Walking from the pavement into a random front yard, I pointed out the sight that caught my eye as I inadvertently drove by.
Do you see what I saw? A big blow-up Santa laid flattened on a bush. The happy air which filled him full was mysteriously gone. Peaceful joy escaped somehow. Evaporating into thin air, his insides were emptied out, exhausted.
I thought back on the sagging Santa as I waited for the train. How had the happy air filling me full be mysteriously gone? My peaceful joy from earlier in the day had somehow escaped, evaporated. My insides were empty and exhausted as light drained into night.

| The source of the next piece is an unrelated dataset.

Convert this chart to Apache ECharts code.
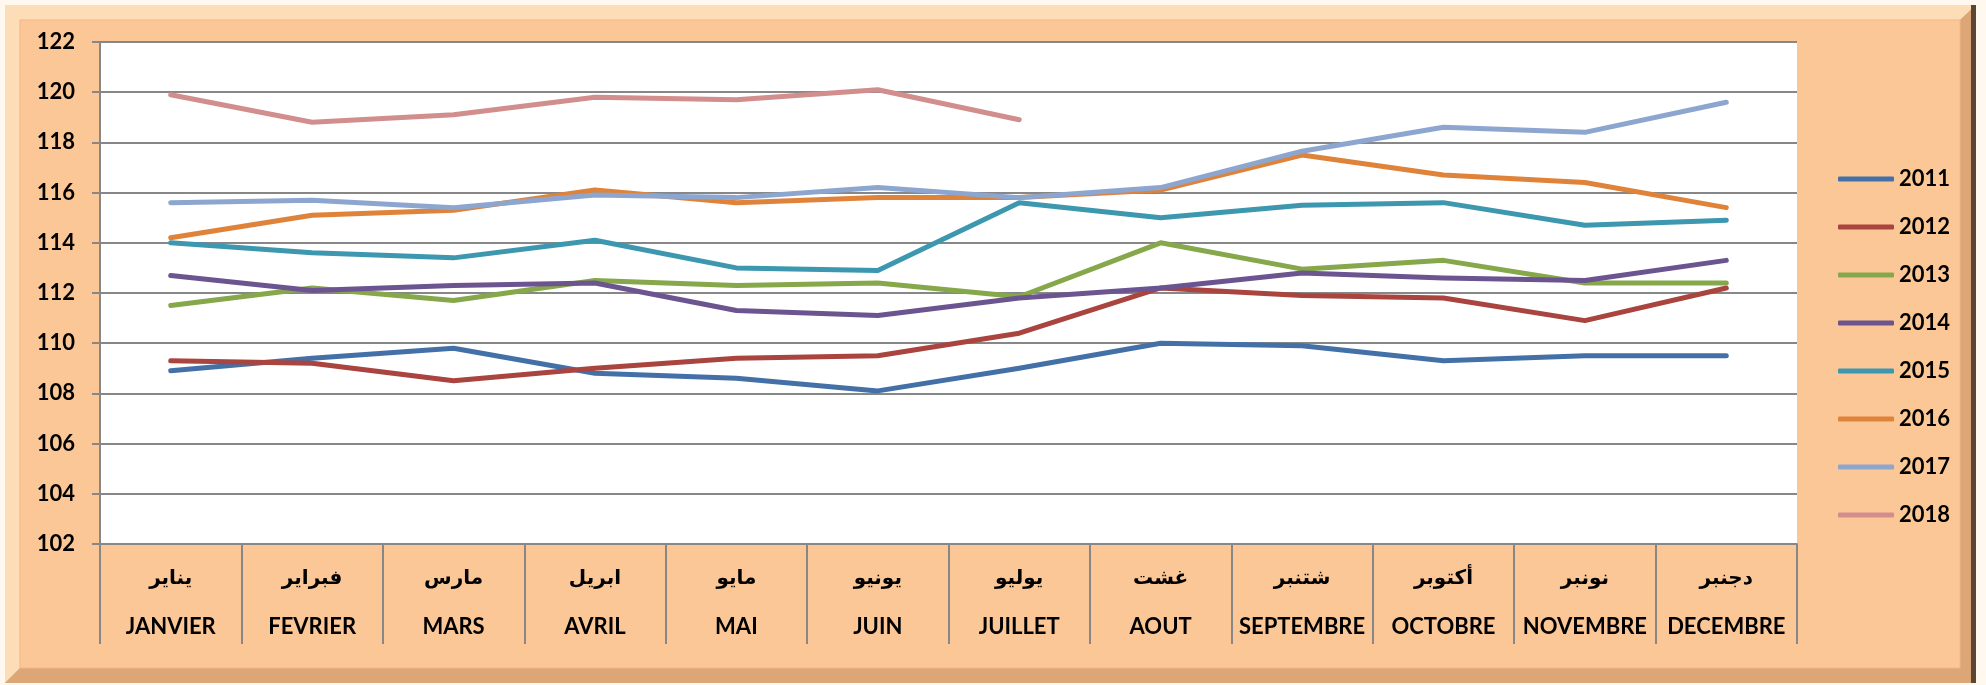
<!DOCTYPE html>
<html>
<head>
<meta charset="utf-8">
<script src="https://cdn.jsdelivr.net/npm/echarts@6/dist/echarts.min.js"></script>
<style>
html,body{margin:0;padding:0;background:#FEF8EF;}
#chart{width:1986px;height:685px;}
</style>
</head>
<body>
<div id="chart"></div>
<script>
const monthsAr = ['يناير','فبراير','مارس','ابريل','مايو','يونيو','يوليو','غشت','شتنبر','أكتوبر','نونبر','دجنبر'];
const monthsFr = ['JANVIER','FEVRIER','MARS','AVRIL','MAI','JUIN','JUILLET','AOUT','SEPTEMBRE','OCTOBRE','NOVEMBRE','DECEMBRE'];
const seriesNames = ['2011','2012','2013','2014','2015','2016','2017','2018'];
const v2011 = [108.9,109.4,109.8,108.8,108.6,108.1,109.0,110.0,109.9,109.3,109.5,109.5];
const v2012 = [109.3,109.2,108.5,109.0,109.4,109.5,110.4,112.2,111.9,111.8,110.9,112.2];
const v2013 = [111.5,112.2,111.7,112.5,112.3,112.4,111.85,114.0,112.95,113.3,112.4,112.4];
const v2014 = [112.7,112.1,112.3,112.4,111.3,111.1,111.8,112.2,112.8,112.6,112.5,113.3];
const v2015 = [114.0,113.6,113.4,114.1,113.0,112.9,115.6,115.0,115.5,115.6,114.7,114.9];
const v2016 = [114.2,115.1,115.3,116.1,115.6,115.8,115.8,116.1,117.5,116.7,116.4,115.4];
const v2017 = [115.6,115.7,115.4,115.9,115.8,116.2,115.8,116.2,117.65,118.6,118.4,119.6];
const v2018 = [119.9,118.8,119.1,119.8,119.7,120.1,118.9];
const colors = ['#4470A8','#A9443F','#86A74A','#6C5490','#3C97AF','#DF833A','#8DA6CF','#D28D8D'];
const allValues = [v2011,v2012,v2013,v2014,v2015,v2016,v2017,v2018];
const yMin = 102, yMax = 122, yStep = 2;

const chart = echarts.init(document.getElementById('chart'));
const fontLat = 'Lato, "Open Sans", sans-serif';
const gridC = '#878787';

const option = {
  backgroundColor: 'transparent',
  animation: false,
  graphic: [
    {type:'rect', shape:{x:5,y:5,width:1971,height:678}, style:{fill:'#E9B384'}, z:-10},
    {type:'polygon', shape:{points:[[5,5],[1976,5],[1960,20],[20,20],[20,668],[5,683]]}, style:{fill:'#FDDCB8'}, z:-9},
    {type:'polygon', shape:{points:[[1976,5],[1976,683],[5,683],[20,668],[1960,668],[1960,20]]}, style:{fill:'#DDA676'}, z:-9},
    {type:'rect', shape:{x:1971,y:5,width:5,height:678}, style:{fill:'#5A4632'}, z:-8},
    {type:'rect', shape:{x:20,y:20,width:1940,height:648}, style:{fill:'#FCC797', stroke:'#F0B883', lineWidth:1}, z:-7},
    {type:'rect', shape:{x:100,y:42,width:1697,height:502}, style:{fill:'#FFFFFF'}, z:-6}
  ],
  grid: {left:100, top:42, right:189, bottom:141, containLabel:false},
  legend: {
    orient:'vertical', left:1833, top:163,
    itemWidth:56, itemHeight:5, itemGap:26,
    icon:'roundRect',
    textStyle:{fontFamily:fontLat, fontWeight:'bold', fontSize:22, color:'#000', lineHeight:22},
    data: seriesNames
  },
  xAxis: {
    type:'category', boundaryGap:true,
    data: monthsFr.map((m,i)=>monthsAr[i]+'\n'+m),
    axisLine:{lineStyle:{color:gridC, width:2}},
    axisTick:{show:true, interval:0, length:100, lineStyle:{color:gridC, width:2}},
    axisLabel:{
      interval:0, margin:11,
      formatter:(v)=>{const p=v.split('\n'); return '{ar|'+p[0]+'}\n{fr|'+p[1]+'}';},
      rich:{
        ar:{fontFamily:'"DejaVu Sans", sans-serif', fontWeight:'bold', fontSize:20, lineHeight:48, color:'#000'},
        fr:{fontFamily:fontLat, fontWeight:'bold', fontSize:22, lineHeight:48, color:'#000'}
      }
    }
  },
  yAxis: {
    type:'value', min:yMin, max:yMax, interval:yStep,
    axisLine:{show:true, lineStyle:{color:gridC, width:2}},
    axisTick:{show:true, length:8, lineStyle:{color:gridC, width:2}},
    axisLabel:{margin:25, fontFamily:fontLat, fontWeight:'bold', fontSize:22, color:'#000'},
    splitLine:{show:true, lineStyle:{color:gridC, width:2}}
  },
  series: seriesNames.map((n,i)=>({
    name:n, type:'line', data:allValues[i], symbol:'none', smooth:false,
    color:colors[i],
    lineStyle:{width:5, color:colors[i], cap:'round', join:'round'}
  }))
};
chart.setOption(option);
</script>
</body>
</html>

Our human emotions and our level of energy come and go, ebb and flow, puff up big and drain really low. In contrast to the slumping Santa and our fickle feelings, Jesus Christ is [eternally changeless, always] the same yesterday and today and forever (Hebrew 13:8, AMP).
Don’t fret or worry. Instead of worrying, pray. Let petitions and praises shape your worries into prayers, letting God know your concerns. Before you know it, a sense of God’s wholeness, everything coming together for good, will come and settle you down. It’s wonderful what happens when Christ displaces worry at the center of your life (Philippians 4:6-7, MSG).
As we shape our worries into prayers, the breath of God settles us down. Wonderful things happen when our worries drain out into the loving care of our eternal God. The power of the living Christ rises up and expands out, filling full our innermost being.